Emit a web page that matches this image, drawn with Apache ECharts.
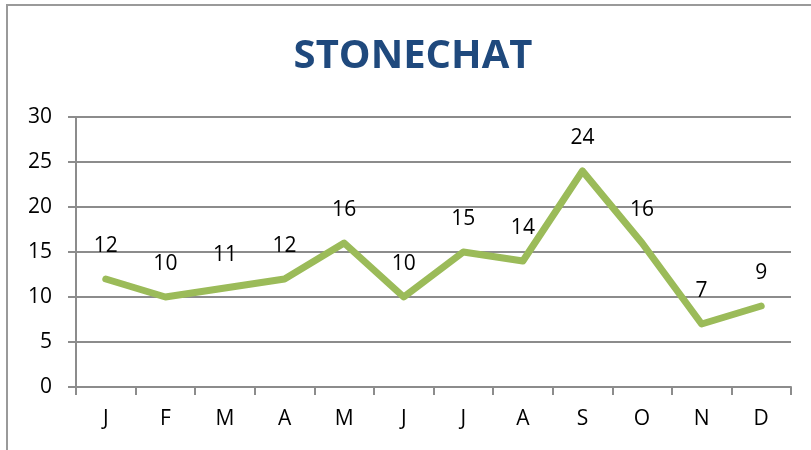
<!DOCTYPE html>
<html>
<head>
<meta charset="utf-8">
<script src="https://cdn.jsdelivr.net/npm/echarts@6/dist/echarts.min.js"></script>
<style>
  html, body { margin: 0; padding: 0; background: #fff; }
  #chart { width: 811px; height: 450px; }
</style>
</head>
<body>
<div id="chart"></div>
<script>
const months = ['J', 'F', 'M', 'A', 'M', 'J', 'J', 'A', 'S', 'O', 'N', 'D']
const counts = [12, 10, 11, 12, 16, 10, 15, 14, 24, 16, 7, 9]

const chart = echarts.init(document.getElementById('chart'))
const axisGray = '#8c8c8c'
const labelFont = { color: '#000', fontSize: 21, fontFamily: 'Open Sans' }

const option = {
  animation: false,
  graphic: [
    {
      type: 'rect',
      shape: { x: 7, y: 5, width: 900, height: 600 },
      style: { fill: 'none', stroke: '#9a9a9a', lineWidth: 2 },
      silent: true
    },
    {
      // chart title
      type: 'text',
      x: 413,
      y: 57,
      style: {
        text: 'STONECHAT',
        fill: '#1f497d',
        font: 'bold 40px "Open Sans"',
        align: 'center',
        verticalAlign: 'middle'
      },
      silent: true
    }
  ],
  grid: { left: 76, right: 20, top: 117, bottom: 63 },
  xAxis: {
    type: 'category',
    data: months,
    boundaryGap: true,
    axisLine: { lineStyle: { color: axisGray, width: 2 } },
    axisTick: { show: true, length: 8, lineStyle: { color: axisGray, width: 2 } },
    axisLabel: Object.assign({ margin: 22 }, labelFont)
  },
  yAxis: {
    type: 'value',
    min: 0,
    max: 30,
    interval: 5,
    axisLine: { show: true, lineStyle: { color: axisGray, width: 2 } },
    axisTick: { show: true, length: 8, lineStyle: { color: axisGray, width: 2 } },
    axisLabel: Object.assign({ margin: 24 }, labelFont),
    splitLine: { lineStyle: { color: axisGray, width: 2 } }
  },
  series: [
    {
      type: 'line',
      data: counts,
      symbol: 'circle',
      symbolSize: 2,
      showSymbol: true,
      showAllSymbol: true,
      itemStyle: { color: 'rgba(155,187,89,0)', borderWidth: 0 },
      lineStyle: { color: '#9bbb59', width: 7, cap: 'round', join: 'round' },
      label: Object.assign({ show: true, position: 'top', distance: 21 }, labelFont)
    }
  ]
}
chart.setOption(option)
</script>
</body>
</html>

---

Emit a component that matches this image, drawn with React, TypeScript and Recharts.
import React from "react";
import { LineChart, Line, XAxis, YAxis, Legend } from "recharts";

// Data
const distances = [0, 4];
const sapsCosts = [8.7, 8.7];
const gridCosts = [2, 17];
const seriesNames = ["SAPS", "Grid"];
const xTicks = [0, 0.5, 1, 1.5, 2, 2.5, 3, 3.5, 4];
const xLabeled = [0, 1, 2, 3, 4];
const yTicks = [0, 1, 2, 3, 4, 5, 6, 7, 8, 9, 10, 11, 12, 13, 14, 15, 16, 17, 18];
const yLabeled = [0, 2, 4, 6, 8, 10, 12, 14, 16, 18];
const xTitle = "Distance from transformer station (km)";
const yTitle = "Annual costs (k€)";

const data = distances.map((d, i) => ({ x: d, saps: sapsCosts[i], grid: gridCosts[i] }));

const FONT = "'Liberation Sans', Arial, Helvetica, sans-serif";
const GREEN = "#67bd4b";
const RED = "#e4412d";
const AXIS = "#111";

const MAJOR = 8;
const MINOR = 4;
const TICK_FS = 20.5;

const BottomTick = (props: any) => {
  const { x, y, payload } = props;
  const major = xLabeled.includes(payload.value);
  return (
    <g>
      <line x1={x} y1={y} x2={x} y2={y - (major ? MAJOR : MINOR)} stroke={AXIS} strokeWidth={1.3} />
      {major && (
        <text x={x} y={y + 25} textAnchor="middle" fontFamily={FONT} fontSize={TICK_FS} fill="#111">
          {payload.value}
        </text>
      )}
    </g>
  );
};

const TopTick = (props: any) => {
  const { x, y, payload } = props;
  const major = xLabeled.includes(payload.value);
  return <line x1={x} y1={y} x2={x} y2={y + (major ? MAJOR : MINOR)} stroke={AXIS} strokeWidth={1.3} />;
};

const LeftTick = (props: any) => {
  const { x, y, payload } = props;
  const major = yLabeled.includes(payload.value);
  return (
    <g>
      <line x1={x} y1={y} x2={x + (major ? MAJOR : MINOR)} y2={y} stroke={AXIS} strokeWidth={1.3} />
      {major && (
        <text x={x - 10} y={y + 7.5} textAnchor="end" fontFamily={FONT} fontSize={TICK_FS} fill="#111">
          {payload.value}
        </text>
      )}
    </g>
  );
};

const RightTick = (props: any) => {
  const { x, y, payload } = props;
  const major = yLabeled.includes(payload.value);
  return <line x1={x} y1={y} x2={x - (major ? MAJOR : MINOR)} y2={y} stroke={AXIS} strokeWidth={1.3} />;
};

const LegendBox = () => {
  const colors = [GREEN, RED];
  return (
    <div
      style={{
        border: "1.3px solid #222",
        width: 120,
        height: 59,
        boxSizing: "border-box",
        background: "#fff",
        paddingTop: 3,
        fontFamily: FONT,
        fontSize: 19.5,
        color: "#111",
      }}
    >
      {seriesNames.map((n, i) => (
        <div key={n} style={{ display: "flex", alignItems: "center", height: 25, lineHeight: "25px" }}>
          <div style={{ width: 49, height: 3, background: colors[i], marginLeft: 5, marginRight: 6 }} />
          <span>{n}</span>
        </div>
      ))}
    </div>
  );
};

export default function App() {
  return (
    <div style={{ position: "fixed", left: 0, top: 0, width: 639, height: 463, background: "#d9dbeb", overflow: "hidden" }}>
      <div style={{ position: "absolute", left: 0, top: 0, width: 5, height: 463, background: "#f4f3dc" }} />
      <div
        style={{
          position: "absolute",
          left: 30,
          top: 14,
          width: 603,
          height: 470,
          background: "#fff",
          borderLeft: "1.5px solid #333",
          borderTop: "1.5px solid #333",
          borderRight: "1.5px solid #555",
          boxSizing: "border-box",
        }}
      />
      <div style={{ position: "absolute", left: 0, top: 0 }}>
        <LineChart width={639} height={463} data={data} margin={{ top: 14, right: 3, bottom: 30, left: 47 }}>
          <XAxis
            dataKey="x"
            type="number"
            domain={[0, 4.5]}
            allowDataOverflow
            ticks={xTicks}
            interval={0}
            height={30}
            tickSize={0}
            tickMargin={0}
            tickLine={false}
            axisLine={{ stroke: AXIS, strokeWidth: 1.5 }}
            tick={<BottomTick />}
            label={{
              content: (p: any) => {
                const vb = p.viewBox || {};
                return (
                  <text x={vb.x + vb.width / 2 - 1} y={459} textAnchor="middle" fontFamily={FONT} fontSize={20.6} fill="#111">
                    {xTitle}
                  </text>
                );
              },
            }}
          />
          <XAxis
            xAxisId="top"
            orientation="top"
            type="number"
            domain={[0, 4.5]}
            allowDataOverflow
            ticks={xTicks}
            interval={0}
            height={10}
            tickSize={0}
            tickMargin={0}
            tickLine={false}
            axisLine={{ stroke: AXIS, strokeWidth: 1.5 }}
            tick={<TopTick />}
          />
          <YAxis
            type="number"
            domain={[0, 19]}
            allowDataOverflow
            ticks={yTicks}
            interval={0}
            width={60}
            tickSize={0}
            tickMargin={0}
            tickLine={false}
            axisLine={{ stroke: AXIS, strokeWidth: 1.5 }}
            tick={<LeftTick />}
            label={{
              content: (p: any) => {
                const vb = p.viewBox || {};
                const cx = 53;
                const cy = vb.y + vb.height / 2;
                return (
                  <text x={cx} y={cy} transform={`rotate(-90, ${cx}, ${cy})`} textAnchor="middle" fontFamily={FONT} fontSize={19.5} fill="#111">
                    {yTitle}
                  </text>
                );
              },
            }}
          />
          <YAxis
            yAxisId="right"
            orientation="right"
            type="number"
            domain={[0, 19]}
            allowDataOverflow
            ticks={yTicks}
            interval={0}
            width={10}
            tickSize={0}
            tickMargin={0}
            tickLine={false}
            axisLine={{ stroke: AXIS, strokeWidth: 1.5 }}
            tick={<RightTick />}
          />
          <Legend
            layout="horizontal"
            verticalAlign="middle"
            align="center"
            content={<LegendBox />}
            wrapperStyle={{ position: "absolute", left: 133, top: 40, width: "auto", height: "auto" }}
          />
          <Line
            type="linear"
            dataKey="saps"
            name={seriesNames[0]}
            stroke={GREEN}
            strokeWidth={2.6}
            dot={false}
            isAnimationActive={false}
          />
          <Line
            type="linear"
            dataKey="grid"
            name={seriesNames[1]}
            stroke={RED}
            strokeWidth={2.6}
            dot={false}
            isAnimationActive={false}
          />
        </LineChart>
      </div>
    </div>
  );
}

→ **Required task**
Everything from the line that contains "Emit a web page" down to the line that contains "21, fontFamily: 'Open" should be written out exactly, end lines too, minus the pictures.

→ **Result for this exercise**
Emit a web page that matches this image, drawn with Apache ECharts.
<!DOCTYPE html>
<html>
<head>
<meta charset="utf-8">
<script src="https://cdn.jsdelivr.net/npm/echarts@6/dist/echarts.min.js"></script>
<style>
  html, body { margin: 0; padding: 0; background: #fff; }
  #chart { width: 811px; height: 450px; }
</style>
</head>
<body>
<div id="chart"></div>
<script>
const months = ['J', 'F', 'M', 'A', 'M', 'J', 'J', 'A', 'S', 'O', 'N', 'D']
const counts = [12, 10, 11, 12, 16, 10, 15, 14, 24, 16, 7, 9]

const chart = echarts.init(document.getElementById('chart'))
const axisGray = '#8c8c8c'
const labelFont = { color: '#000', fontSize: 21, fontFamily: 'Open Sans' }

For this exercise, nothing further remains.